In the past (building cathedrals for example) humanity had advanced project timelines of many hundreds of years. I wish we were able to replicate the long-term thinking strategies of the past.

Whilst this does today seem like a long way off and a lifetime project. There have thruout history been many projects of far longer duration and some early examples would be:

https://www.archi-ninja.com/the-10-longest-construction-proj...

Which for the longest has a duration of 2,000 years for the great wall of China.

That's the retirement date for someone leaving school in the UK this year. If they go straight into work then they will be signed up for a workplace pension with that date in mind.
Japan built an island for the Kansai airport. Construction started in 1987 and the airport opened in 1994.

Japan have a host of "long term big engineering projects" they're always working on.

That's only 7 years?
I flew in and out of there the first time I visited, it was so cool. Japan is an infrastructure nerds dream.

It didn't feel like being on an island at all, since it's entirely developed. But once you hop on a train you shoot out across the ocean and it's quite spectacular.

I recommend going up to the viewing tower if you have time before your flight, it's an inimitable view.

A couple of years after it was built I stayed high up in the hotel that is immediately on the mainland with a view directly along the bridge to the island.

10/10

That’s true. California has projects that have true timelines like that but there are usually lies about completion dates.
Cathedral projects often took decades.
Ground breaking on Sagrada Familia in Barcelona was in 1882 — it was consecrated in 2010, but still not finished!
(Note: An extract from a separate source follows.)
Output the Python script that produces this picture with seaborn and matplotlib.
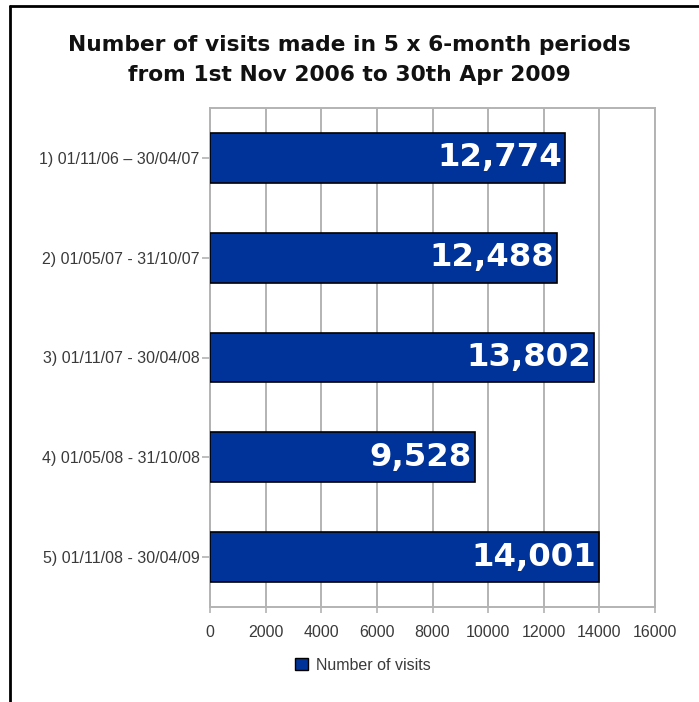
import matplotlib
matplotlib.use("Agg")
import matplotlib.pyplot as plt
import seaborn as sns
import pandas as pd
from matplotlib.lines import Line2D
from matplotlib.patches import Patch

categories = ["1) 01/11/06 \u2013 30/04/07", "2) 01/05/07 - 31/10/07", "3) 01/11/07 - 30/04/08",
              "4) 01/05/08 - 31/10/08", "5) 01/11/08 - 30/04/09"]
visits = [12774, 12488, 13802, 9528, 14001]
xticks = [0, 2000, 4000, 6000, 8000, 10000, 12000, 14000, 16000]
series_name = "Number of visits"
title = "Number of visits made in 5 x 6-month periods\nfrom 1st Nov 2006 to 30th Apr 2009"

df = pd.DataFrame({"period": categories, "visits": visits})

sns.set_style("white")
plt.rcParams["font.family"] = ["DejaVu Sans"]

W, H = 699, 702
fig = plt.figure(figsize=(W / 100, H / 100), dpi=100)
ax = fig.add_axes([210 / W, 1 - 607 / H, (655 - 210) / W, (607 - 108) / H])

bar_color = "#00339a"
sns.barplot(data=df, x="visits", y="period", orient="h", color=bar_color,
            edgecolor="black", linewidth=1.2, width=0.5, ax=ax, zorder=3, saturation=1)

tick_font = {"family": "Liberation Sans", "size": 11.5}
ax.set_xlim(0, 16000)
ax.set_xticks(xticks)
ax.set_xticklabels([str(t) for t in xticks], fontdict=tick_font, color="#3a3a3a")
ax.set_yticklabels(categories, fontdict=tick_font, color="#3a3a3a")
ax.set_xlabel("")
ax.set_ylabel("")
ax.grid(axis="x", color="#b3b3b3", linewidth=1.4, zorder=0)
ax.set_axisbelow(True)
for s in ax.spines.values():
    s.set_visible(True)
    s.set_color("#b3b3b3")
    s.set_linewidth(1.4)
ax.tick_params(axis="x", which="major", bottom=True, length=4, width=1.2, color="#b3b3b3", pad=9)
ax.tick_params(axis="y", which="major", left=True, length=6, width=1.2, color="#b3b3b3", pad=1.5)

for p, v in zip(ax.patches, visits):
    y = p.get_y() + p.get_height() / 2
    ax.text(p.get_width() - 110, y, f"{v:,}", ha="right", va="center",
            color="white", fontsize=23.3, fontweight="bold", zorder=5)

fig.text(0.5, 1 - 60 / H, title, ha="center", va="center", fontsize=15.7,
         fontweight="bold", linespacing=1.62, color="#111111")

handle = Patch(facecolor=bar_color, edgecolor="black", linewidth=1)
fig.legend([handle], [series_name], loc="center", bbox_to_anchor=(363 / W, 1 - 665 / H),
           frameon=False, prop={"family": "Liberation Sans", "size": 11.5},
           handlelength=0.8, handleheight=0.8, handletextpad=0.5, labelcolor="#3a3a3a")

fig.add_artist(Line2D([9.5 / W, 9.5 / W], [0, 1 - 5.5 / H], transform=fig.transFigure,
                      color="black", linewidth=2))
fig.add_artist(Line2D([9.5 / W, 1], [1 - 5.5 / H, 1 - 5.5 / H], transform=fig.transFigure,
                      color="black", linewidth=2))

fig.savefig("out.png", dpi=100)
According to Wikipedia they're expecting it to take more than 5 years more, with a completion date of "post 2026"

Construction of the Cologne Cathedral began in 1248 and was not completed until 1880, with a generous break between 1560 and 1840. During the break, a medieval crane remained in place as a landmark of the Cologne skyline for 400 years. [0]

[0] https://de.wikipedia.org/wiki/Datei:Sch%C3%B6nscheidt,_J._H....

It will be good to see how many Y2038 issues they run into over such a duration and certainly be a good project that will touch upon that issue more than most due to planning dates.